Golan silent minority would trade the land

GOLAN HEIGHTS — Posters and bumper stickers decorating most buildings and cars throughout this region proclaim a slogan that can now be seen and heard virtually everywhere in Israel — "Ha'am im HaGolan" (the people are with the Golan).

But not all the people are with the Golan.

There is a silent minority — or, they hope, a majority — who agree with Prime Minister Ehud Barak and are willing to trade the Golan in exchange for a peace treaty with Syria.

But they are not organized like the Golan Residents Committee, which created the posters and bumper stickers. Unlike that committee, they haven't put together a war chest to further their cause. They do not go abroad to speak and raise funds, and they don't run around Israel speaking at schools, civic functions and elsewhere.

Yigal Kipnis is one of those people who support Barak's talks with Syria. He has lived in the Golan since 1978 and knows many members of the committee. They are not his enemies, he told an international group of Jewish writers and editors. They are his neighbors.

Kipnis, a Technion-educated civil engineer who also serves as a lieutenant colonel in the Israeli reserves, loves the Golan. He raised a family there. He'd like to stay.

But he complains that many of his friends "cannot separate emotion from logic." He simply asks that those who oppose giving back the Golan "not speak for me."

He is a member of a small "forum" that doesn't get much attention and doesn't clamor for it — the Golan on the Way to Peace. The forum was formed in 1995 to "provide a platform for public debate on different aspects of peace in the area."

His reason for backing Barak is simple: "When I weigh the balance, the benefits for the state of Israel are much more important than the price we [on the Golan] must pay."

Signing a peace treaty with Syria, he said, would allow Israel to earmark more of its resources for education, industry and science instead of defense.

He disagrees with those who cite the strategic importance of the Golan, which towers directly above the Galilee on one side and Damascus on the other. Kipnis reminds listeners that in 1967 Israel captured the Golan in 36 hours, and now a stronger Israeli military could do it even quicker. But he says a peace treaty with Syria would make that unnecessary.

Regardless, Kipnis believes the real threat to Israel is not from Syrian forces on the Golan but from Iran, which will be able to fire missiles at the center of Israel, not just the Galilee.

Addressing concerns that Israel cannot afford to give away the Golan since it controls 30 percent of Israel's water supplies, Kipnis is confident Barak will make sure water issues are part of any peace agreement reached with Syria.

Kipnis uses historical ammunition to support trading the Golan to win peace with Syria. Based on past mistakes, he said, Israel will be better off "making peace when we are strong."

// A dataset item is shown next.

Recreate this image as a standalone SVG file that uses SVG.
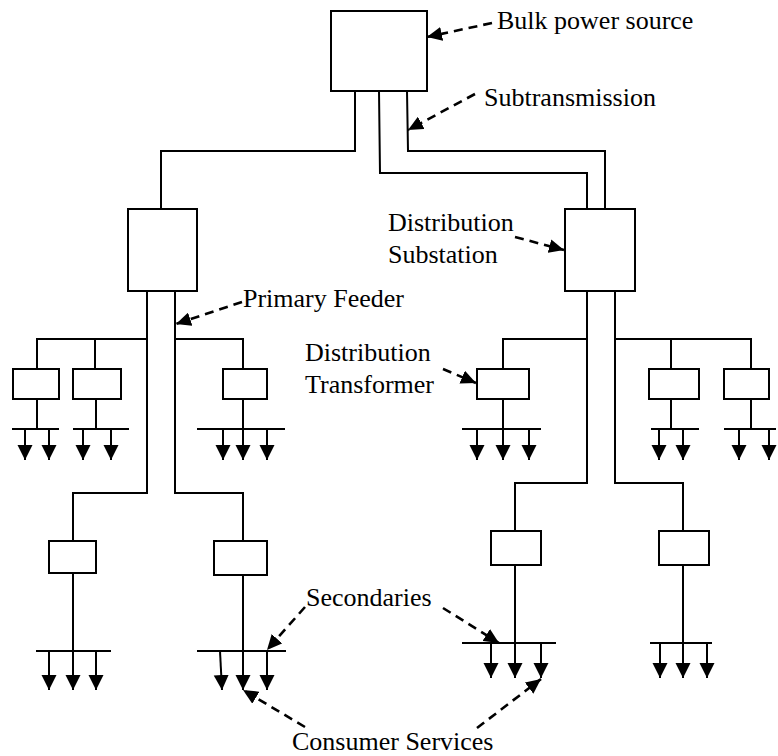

He points out that the lives of 3,000 Israelis who died in the 1973 war might have been saved if Israel had returned the land to Egypt that it eventually turned over years after the war.

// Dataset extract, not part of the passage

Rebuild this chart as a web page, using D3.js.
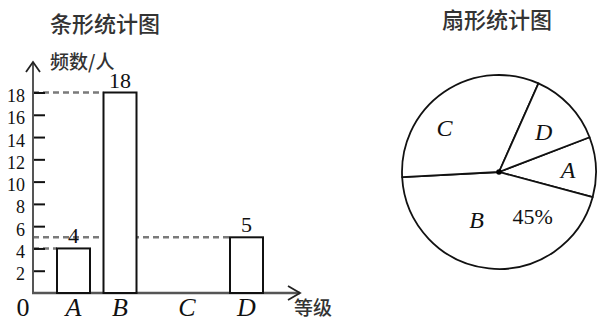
<!DOCTYPE html>
<html>
<head>
<meta charset="utf-8">
<script src="https://cdn.jsdelivr.net/npm/d3@7"></script>
<style>
  body { margin: 0; background: #fff; }
  svg { display: block; }
</style>
</head>
<body>
<svg id="chart" width="598" height="321"></svg>
<script>
// grades and counts (C is left blank in the bar chart)
const grades = ["A", "B", "C", "D"];
const barCounts = [4, 18, null, 5];
const pieCounts = [4, 18, 13, 5];
const yTicks = [2, 4, 6, 8, 10, 12, 14, 16, 18];
const guideValues = [18, 5, 4];

const serif = "'Liberation Serif', 'Times New Roman', serif";
const cjk = "'Noto Sans CJK SC', sans-serif";

const svg = d3.select("#chart");

// ---- bar chart ----
const x0 = 33, baseY = 293;
const y = d3.scaleLinear().domain([0, 18]).range([baseY, 92.5]);
// category centres (spacing in the picture is not even)
const x = d3.scaleLinear().domain([0, 1, 2, 3]).range([73.5, 120, 187, 246.5]);
const barW = 33;

const bar = svg.append("g");

// dashed guide lines
guideValues.forEach(v => {
  const idx = barCounts.indexOf(v);
  bar.append("line")
    .attr("x1", x0).attr("x2", x(idx) - barW / 2)
    .attr("y1", y(v)).attr("y2", y(v))
    .attr("stroke", "#7a7a7a").attr("stroke-width", 2.5)
    .attr("stroke-dasharray", "6,4");
});

// y axis
const yAxis = bar.append("g")
  .attr("transform", `translate(${x0},0)`)
  .call(d3.axisLeft(y).tickValues(yTicks).tickSize(-12).tickPadding(8));
yAxis.select(".domain").remove();
yAxis.selectAll(".tick line").attr("stroke", "#111").attr("stroke-width", 2);
yAxis.selectAll(".tick text")
  .attr("font-family", serif).attr("font-size", 18).attr("fill", "#111")
  .attr("dy", "0.5em");

// axis lines with arrows
bar.append("line").attr("x1", x0).attr("x2", x0).attr("y1", baseY + 1).attr("y2", 62)
  .attr("stroke", "#555").attr("stroke-width", 2);
bar.append("path").attr("d", "M26,72L33,62L40,72")
  .attr("fill", "none").attr("stroke", "#222").attr("stroke-width", 1.8);
bar.append("line").attr("x1", x0 - 1).attr("x2", 300).attr("y1", baseY).attr("y2", baseY)
  .attr("stroke", "#555").attr("stroke-width", 2.5);
bar.append("path").attr("d", "M288,286L300,293L288,300")
  .attr("fill", "none").attr("stroke", "#222").attr("stroke-width", 1.8);

// bars
const barData = grades.map((g, i) => ({ g, i, v: barCounts[i] })).filter(d => d.v != null);
bar.selectAll("rect.bar")
  .data(barData)
  .enter()
  .append("rect")
  .attr("class", "bar")
  .attr("x", d => x(d.i) - barW / 2)
  .attr("y", d => y(d.v))
  .attr("width", barW)
  .attr("height", d => baseY - y(d.v))
  .attr("fill", "#fff").attr("stroke", "#111").attr("stroke-width", 2);

// value labels
bar.selectAll("text.val")
  .data(barData)
  .enter()
  .append("text")
  .attr("class", "val")
  .attr("x", d => x(d.i))
  .attr("y", d => y(d.v) - 5)
  .attr("text-anchor", "middle")
  .attr("font-family", serif).attr("font-size", 22).attr("fill", "#111")
  .text(d => d.v);

// category labels
bar.selectAll("text.cat")
  .data(grades)
  .enter()
  .append("text")
  .attr("class", "cat")
  .attr("x", (d, i) => x(i))
  .attr("y", 316)
  .attr("text-anchor", "middle")
  .attr("font-family", serif).attr("font-style", "italic").attr("font-size", 26).attr("fill", "#111")
  .text(d => d);

bar.append("text").attr("x", 23).attr("y", 316).attr("text-anchor", "middle")
  .attr("font-family", serif).attr("font-size", 26).attr("fill", "#111").text("0");

// titles and axis names
svg.append("text").attr("x", 105).attr("y", 32).attr("text-anchor", "middle")
  .attr("font-family", cjk).attr("font-weight", 500).attr("font-size", 22).attr("fill", "#333").text("条形统计图");
svg.append("text").attr("x", 50).attr("y", 69)
  .attr("font-family", cjk).attr("font-weight", 500).attr("font-size", 19).attr("fill", "#333").text("频数/人");
svg.append("text").attr("x", 294).attr("y", 315)
  .attr("font-family", cjk).attr("font-weight", 500).attr("font-size", 19).attr("fill", "#333").text("等级");

// ---- pie chart ----
const cx = 499, cy = 172, r = 97;
const total = d3.sum(pieCounts);
const pieData = grades.map((g, i) => ({ g, v: pieCounts[i] }));
const arcs = d3.pie().sort(null).value(d => d.v)
  .startAngle(69 * Math.PI / 180)
  .endAngle(69 * Math.PI / 180 + 2 * Math.PI)(pieData);
const arc = d3.arc().innerRadius(0).outerRadius(r);

const pie = svg.append("g").attr("transform", `translate(${cx},${cy})`);
pie.selectAll("path")
  .data(arcs)
  .enter()
  .append("path")
  .attr("d", arc)
  .attr("fill", "#fff").attr("stroke", "#111").attr("stroke-width", 1.8)
  .attr("stroke-linejoin", "round");
pie.append("circle").attr("r", 2.8).attr("fill", "#000");

// label placement inside slices: [angle deg from north, distance]
const labelPlace = { A: [88, 69], B: [205, 53], C: [309, 70], D: [48, 60] };
const polar = (a, d) => [Math.sin(a * Math.PI / 180) * d, -Math.cos(a * Math.PI / 180) * d];

pie.selectAll("text.slice")
  .data(arcs)
  .enter()
  .append("text")
  .attr("class", "slice")
  .attr("transform", d => `translate(${polar(...labelPlace[d.data.g])})`)
  .attr("text-anchor", "middle").attr("dy", "0.35em")
  .attr("font-family", serif).attr("font-style", "italic").attr("font-size", 24).attr("fill", "#111")
  .text(d => d.data.g);

const bArc = arcs.find(d => d.data.g === "B");
pie.append("text")
  .attr("transform", `translate(${polar(143, 56)})`)
  .attr("text-anchor", "middle").attr("dy", "0.35em")
  .attr("font-family", serif).attr("font-size", 22).attr("fill", "#111")
  .text(d3.format(".0%")(bArc.data.v / total));

svg.append("text").attr("x", 497).attr("y", 28).attr("text-anchor", "middle")
  .attr("font-family", cjk).attr("font-weight", 500).attr("font-size", 22).attr("fill", "#333").text("扇形统计图");
</script>
</body>
</html>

He also says the Palestinian intifada could have been avoided as well, since Israel ultimately agreed at Oslo, in 1993, to give the Palestinians everything they wanted when they started the rebellion six years earlier.

"I don't think there is a reason to suffer another fight with Syria and ultimately make a peace afterwards that would be the same as we could make before," Kipnis says.

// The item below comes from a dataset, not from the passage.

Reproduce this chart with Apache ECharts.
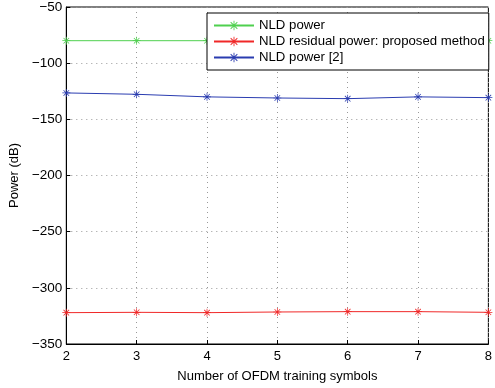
<!DOCTYPE html>
<html><head><meta charset="utf-8">
<script src="https://cdn.jsdelivr.net/npm/echarts@6/dist/echarts.min.js"></script>
<style>html,body{margin:0;padding:0;background:#fff}#c{width:495px;height:388px}</style>
</head><body><div id="c"></div>
<script>
const xValues = [2, 3, 4, 5, 6, 7, 8];
const nldPower = [-80, -80, -80, -80, -80, -80, -80];
const nldResidualProposed = [-322.1, -321.8, -322.1, -321.5, -321.2, -321.2, -321.8];
const nldPowerRef2 = [-126.5, -127.7, -130, -131, -131.6, -130, -130.7];
const seriesNames = ['NLD power', 'NLD residual power: proposed method', 'NLD power [2]'];
const seriesColors = ['#4fd04f', '#f02828', '#2a3cb0'];

const star = 'path://M4.55 0 L5.45 0 L5.45 10 L4.55 10 Z M0 4.55 L10 4.55 L10 5.45 L0 5.45 Z M1.2 1.85 L1.85 1.2 L8.8 8.15 L8.15 8.8 Z M8.15 1.2 L8.8 1.85 L1.85 8.8 L1.2 8.15 Z';
const font = 'Liberation Sans, Arial, Helvetica, sans-serif';
const minus = v => String(v).replace('-', '\u2212');

function mk(name, vals, color) {
  return {
    name: name, type: 'line',
    data: xValues.map((x, i) => [x, vals[i]]),
    symbol: star, symbolSize: 8,
    itemStyle: { color: color },
    lineStyle: { color: color, width: 1 },
    emphasis: { disabled: true },
    animation: false
  };
}

const chart = echarts.init(document.getElementById('c'), null, { renderer: 'canvas' });
chart.setOption({
  animation: false,
  grid: { left: 62, right: 2, top: 7, bottom: 40, show: true, borderColor: '#000', borderWidth: 1, backgroundColor: 'transparent' },
  legend: {
    data: seriesNames,
    orient: 'vertical', left: 207, top: 13,
    padding: [6, 4, 6, 6], itemGap: 3, itemWidth: 40, itemHeight: 12,
    backgroundColor: '#fff', borderColor: '#000', borderWidth: 1,
    textStyle: { fontFamily: font, fontSize: 13.2, color: '#000' },
    selectedMode: false
  },
  xAxis: {
    type: 'value', min: 2, max: 8, interval: 1,
    name: 'Number of OFDM training symbols', nameLocation: 'middle', nameGap: 26,
    nameTextStyle: { fontFamily: font, fontSize: 13, color: '#000' },
    axisLine: { show: true, onZero: false, lineStyle: { color: '#000', width: 1 } },
    axisTick: { show: true, inside: true, length: 4, lineStyle: { color: '#000' } },
    axisLabel: { fontFamily: font, fontSize: 13, color: '#000', margin: 6 },
    splitLine: { show: true, lineStyle: { color: '#999', type: [1, 4], width: 1 } }
  },
  yAxis: {
    type: 'value', min: -350, max: -50, interval: 50,
    name: 'Power (dB)', nameLocation: 'middle', nameGap: 41,
    nameTextStyle: { fontFamily: font, fontSize: 13, color: '#000' },
    axisLine: { show: true, onZero: false, lineStyle: { color: '#000', width: 1 } },
    axisTick: { show: true, inside: true, length: 4, lineStyle: { color: '#000' } },
    axisLabel: { fontFamily: font, fontSize: 13.5, color: '#000', margin: 4, formatter: minus },
    splitLine: { show: true, lineStyle: { color: '#999', type: [1, 4], width: 1 } }
  },
  series: [
    mk(seriesNames[0], nldPower, seriesColors[0]),
    mk(seriesNames[1], nldResidualProposed, seriesColors[1]),
    mk(seriesNames[2], nldPowerRef2, seriesColors[2])
  ]
});
</script></body></html>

He admits, however, that the sentiment throughout Israel seems to be turning against surrendering the Golan. Many political pundits say Barak might lose such a referendum if it were held today.

But Kipnis thinks the mood will shift.

"I am quite sure when the peace agreement will be put on the table, public opinion will change."

He points out that when Barak campaigned for prime minister, Israelis knew he favored trading the Golan for peace with Syria. Nonetheless, Barak won 57 percent of the votes in the Golan.

Mark Linton, a friend of Kipnis' who has lived on the Golan for 22 years and raised four children here, chimed in: "If I think the peace treaty will bring peace, I will vote for it. I don't care about the real estate."

So why don't Kipnis and Linton and other like-minded people on the Golan compete with the Golan Residents Committee to win support for a peace treaty with Syria?

Linton says the answer is simple.

"We don't need to say, 'Let's give everything back.' Then the Syrian negotiators would say, 'What are you negotiating for? Your people want to give it all back.'

"If you want us to make stickers, we could go out and make stickers and put them up.

"But it's convincing the convinced."

But Linton, like Kipnis, believes Barak's referendum ultimately will succeed. "No one can honestly say we can keep the Golan Heights and have peace with Syria."